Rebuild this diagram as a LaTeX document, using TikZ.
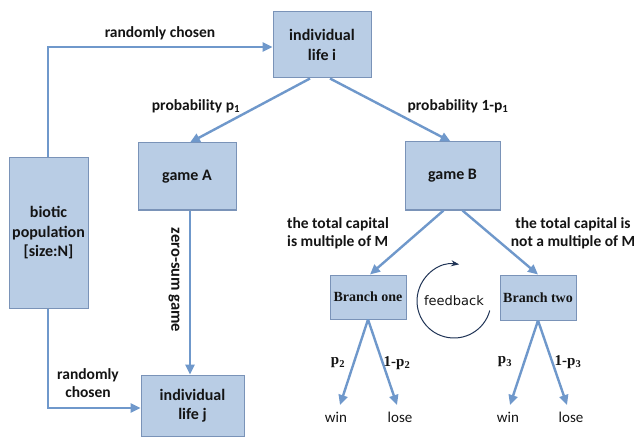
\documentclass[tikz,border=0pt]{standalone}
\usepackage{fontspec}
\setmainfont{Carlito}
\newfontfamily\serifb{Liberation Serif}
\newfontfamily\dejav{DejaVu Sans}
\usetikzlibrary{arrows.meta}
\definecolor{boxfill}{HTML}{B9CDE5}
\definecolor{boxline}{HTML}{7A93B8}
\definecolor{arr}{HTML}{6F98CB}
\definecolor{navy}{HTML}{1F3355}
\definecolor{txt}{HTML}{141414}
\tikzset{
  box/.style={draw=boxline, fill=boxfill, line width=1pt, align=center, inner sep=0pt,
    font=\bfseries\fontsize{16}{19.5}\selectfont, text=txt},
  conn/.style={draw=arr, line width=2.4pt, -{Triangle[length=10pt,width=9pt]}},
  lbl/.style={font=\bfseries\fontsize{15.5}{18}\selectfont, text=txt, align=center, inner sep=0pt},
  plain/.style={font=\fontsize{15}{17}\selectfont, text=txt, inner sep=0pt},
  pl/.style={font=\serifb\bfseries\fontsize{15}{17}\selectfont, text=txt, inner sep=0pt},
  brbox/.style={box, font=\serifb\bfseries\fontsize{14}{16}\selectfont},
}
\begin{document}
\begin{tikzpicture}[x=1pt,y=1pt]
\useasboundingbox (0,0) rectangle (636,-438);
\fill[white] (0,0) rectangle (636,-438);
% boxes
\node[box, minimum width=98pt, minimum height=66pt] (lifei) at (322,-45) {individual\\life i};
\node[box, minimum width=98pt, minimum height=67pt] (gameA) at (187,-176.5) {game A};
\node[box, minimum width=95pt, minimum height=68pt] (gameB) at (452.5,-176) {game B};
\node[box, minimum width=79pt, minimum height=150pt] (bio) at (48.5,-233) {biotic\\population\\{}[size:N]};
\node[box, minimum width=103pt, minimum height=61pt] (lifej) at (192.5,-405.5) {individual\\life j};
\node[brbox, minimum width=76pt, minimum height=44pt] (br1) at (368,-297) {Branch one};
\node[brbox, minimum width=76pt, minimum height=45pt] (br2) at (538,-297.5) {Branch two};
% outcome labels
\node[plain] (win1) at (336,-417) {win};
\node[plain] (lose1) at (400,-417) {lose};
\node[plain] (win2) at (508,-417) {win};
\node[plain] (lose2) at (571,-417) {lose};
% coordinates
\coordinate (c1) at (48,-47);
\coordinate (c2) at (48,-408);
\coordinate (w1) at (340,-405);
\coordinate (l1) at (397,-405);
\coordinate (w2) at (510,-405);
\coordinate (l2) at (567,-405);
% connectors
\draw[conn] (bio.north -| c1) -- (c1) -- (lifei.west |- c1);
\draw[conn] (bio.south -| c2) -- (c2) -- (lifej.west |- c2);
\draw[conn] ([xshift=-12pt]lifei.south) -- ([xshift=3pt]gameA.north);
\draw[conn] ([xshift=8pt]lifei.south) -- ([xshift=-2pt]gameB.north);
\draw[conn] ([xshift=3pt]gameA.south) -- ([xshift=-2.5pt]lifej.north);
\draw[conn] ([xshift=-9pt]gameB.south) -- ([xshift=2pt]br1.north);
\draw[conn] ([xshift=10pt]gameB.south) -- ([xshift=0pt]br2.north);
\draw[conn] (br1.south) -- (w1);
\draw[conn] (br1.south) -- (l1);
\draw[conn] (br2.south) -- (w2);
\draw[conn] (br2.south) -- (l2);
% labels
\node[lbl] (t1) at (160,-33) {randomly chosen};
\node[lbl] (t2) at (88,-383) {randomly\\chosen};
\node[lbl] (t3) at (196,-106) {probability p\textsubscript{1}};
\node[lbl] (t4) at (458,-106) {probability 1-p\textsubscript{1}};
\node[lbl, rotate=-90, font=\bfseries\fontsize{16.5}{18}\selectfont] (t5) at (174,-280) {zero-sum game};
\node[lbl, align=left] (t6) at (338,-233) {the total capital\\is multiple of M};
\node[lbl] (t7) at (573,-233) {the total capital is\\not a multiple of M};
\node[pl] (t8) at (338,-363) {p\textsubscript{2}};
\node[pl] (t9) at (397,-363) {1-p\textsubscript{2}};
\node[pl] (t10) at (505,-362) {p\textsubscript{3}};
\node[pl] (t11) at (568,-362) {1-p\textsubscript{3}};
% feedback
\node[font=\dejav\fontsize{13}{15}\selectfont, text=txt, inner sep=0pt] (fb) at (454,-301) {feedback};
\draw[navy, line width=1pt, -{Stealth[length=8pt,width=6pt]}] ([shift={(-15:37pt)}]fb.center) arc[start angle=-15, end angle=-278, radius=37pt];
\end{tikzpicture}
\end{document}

**Prompt:**
Reproduce each line exactly as it appears, omitting the pictures.

**Correct output:**
Rebuild this diagram as a LaTeX document, using TikZ.
\documentclass[tikz,border=0pt]{standalone}
\usepackage{fontspec}
\setmainfont{Carlito}
\newfontfamily\serifb{Liberation Serif}
\newfontfamily\dejav{DejaVu Sans}
\usetikzlibrary{arrows.meta}
\definecolor{boxfill}{HTML}{B9CDE5}
\definecolor{boxline}{HTML}{7A93B8}
\definecolor{arr}{HTML}{6F98CB}
\definecolor{navy}{HTML}{1F3355}
\definecolor{txt}{HTML}{141414}
\tikzset{
  box/.style={draw=boxline, fill=boxfill, line width=1pt, align=center, inner sep=0pt,
    font=\bfseries\fontsize{16}{19.5}\selectfont, text=txt},
  conn/.style={draw=arr, line width=2.4pt, -{Triangle[length=10pt,width=9pt]}},
  lbl/.style={font=\bfseries\fontsize{15.5}{18}\selectfont, text=txt, align=center, inner sep=0pt},
  plain/.style={font=\fontsize{15}{17}\selectfont, text=txt, inner sep=0pt},
  pl/.style={font=\serifb\bfseries\fontsize{15}{17}\selectfont, text=txt, inner sep=0pt},
  brbox/.style={box, font=\serifb\bfseries\fontsize{14}{16}\selectfont},
}
\begin{document}
\begin{tikzpicture}[x=1pt,y=1pt]
\useasboundingbox (0,0) rectangle (636,-438);
\fill[white] (0,0) rectangle (636,-438);
% boxes
\node[box, minimum width=98pt, minimum height=66pt] (lifei) at (322,-45) {individual\\life i};
\node[box, minimum width=98pt, minimum height=67pt] (gameA) at (187,-176.5) {game A};
\node[box, minimum width=95pt, minimum height=68pt] (gameB) at (452.5,-176) {game B};
\node[box, minimum width=79pt, minimum height=150pt] (bio) at (48.5,-233) {biotic\\population\\{}[size:N]};
\node[box, minimum width=103pt, minimum height=61pt] (lifej) at (192.5,-405.5) {individual\\life j};
\node[brbox, minimum width=76pt, minimum height=44pt] (br1) at (368,-297) {Branch one};
\node[brbox, minimum width=76pt, minimum height=45pt] (br2) at (538,-297.5) {Branch two};
% outcome labels
\node[plain] (win1) at (336,-417) {win};
\node[plain] (lose1) at (400,-417) {lose};
\node[plain] (win2) at (508,-417) {win};
\node[plain] (lose2) at (571,-417) {lose};
% coordinates
\coordinate (c1) at (48,-47);
\coordinate (c2) at (48,-408);
\coordinate (w1) at (340,-405);
\coordinate (l1) at (397,-405);
\coordinate (w2) at (510,-405);
\coordinate (l2) at (567,-405);
% connectors
\draw[conn] (bio.north -| c1) -- (c1) -- (lifei.west |- c1);
\draw[conn] (bio.south -| c2) -- (c2) -- (lifej.west |- c2);
\draw[conn] ([xshift=-12pt]lifei.south) -- ([xshift=3pt]gameA.north);
\draw[conn] ([xshift=8pt]lifei.south) -- ([xshift=-2pt]gameB.north);
\draw[conn] ([xshift=3pt]gameA.south) -- ([xshift=-2.5pt]lifej.north);
\draw[conn] ([xshift=-9pt]gameB.south) -- ([xshift=2pt]br1.north);
\draw[conn] ([xshift=10pt]gameB.south) -- ([xshift=0pt]br2.north);
\draw[conn] (br1.south) -- (w1);
\draw[conn] (br1.south) -- (l1);
\draw[conn] (br2.south) -- (w2);
\draw[conn] (br2.south) -- (l2);
% labels
\node[lbl] (t1) at (160,-33) {randomly chosen};
\node[lbl] (t2) at (88,-383) {randomly\\chosen};
\node[lbl] (t3) at (196,-106) {probability p\textsubscript{1}};
\node[lbl] (t4) at (458,-106) {probability 1-p\textsubscript{1}};
\node[lbl, rotate=-90, font=\bfseries\fontsize{16.5}{18}\selectfont] (t5) at (174,-280) {zero-sum game};
\node[lbl, align=left] (t6) at (338,-233) {the total capital\\is multiple of M};
\node[lbl] (t7) at (573,-233) {the total capital is\\not a multiple of M};
\node[pl] (t8) at (338,-363) {p\textsubscript{2}};
\node[pl] (t9) at (397,-363) {1-p\textsubscript{2}};
\node[pl] (t10) at (505,-362) {p\textsubscript{3}};
\node[pl] (t11) at (568,-362) {1-p\textsubscript{3}};
% feedback
\node[font=\dejav\fontsize{13}{15}\selectfont, text=txt, inner sep=0pt] (fb) at (454,-301) {feedback};
\draw[navy, line width=1pt, -{Stealth[length=8pt,width=6pt]}] ([shift={(-15:37pt)}]fb.center) arc[start angle=-15, end angle=-278, radius=37pt];
\end{tikzpicture}
\end{document}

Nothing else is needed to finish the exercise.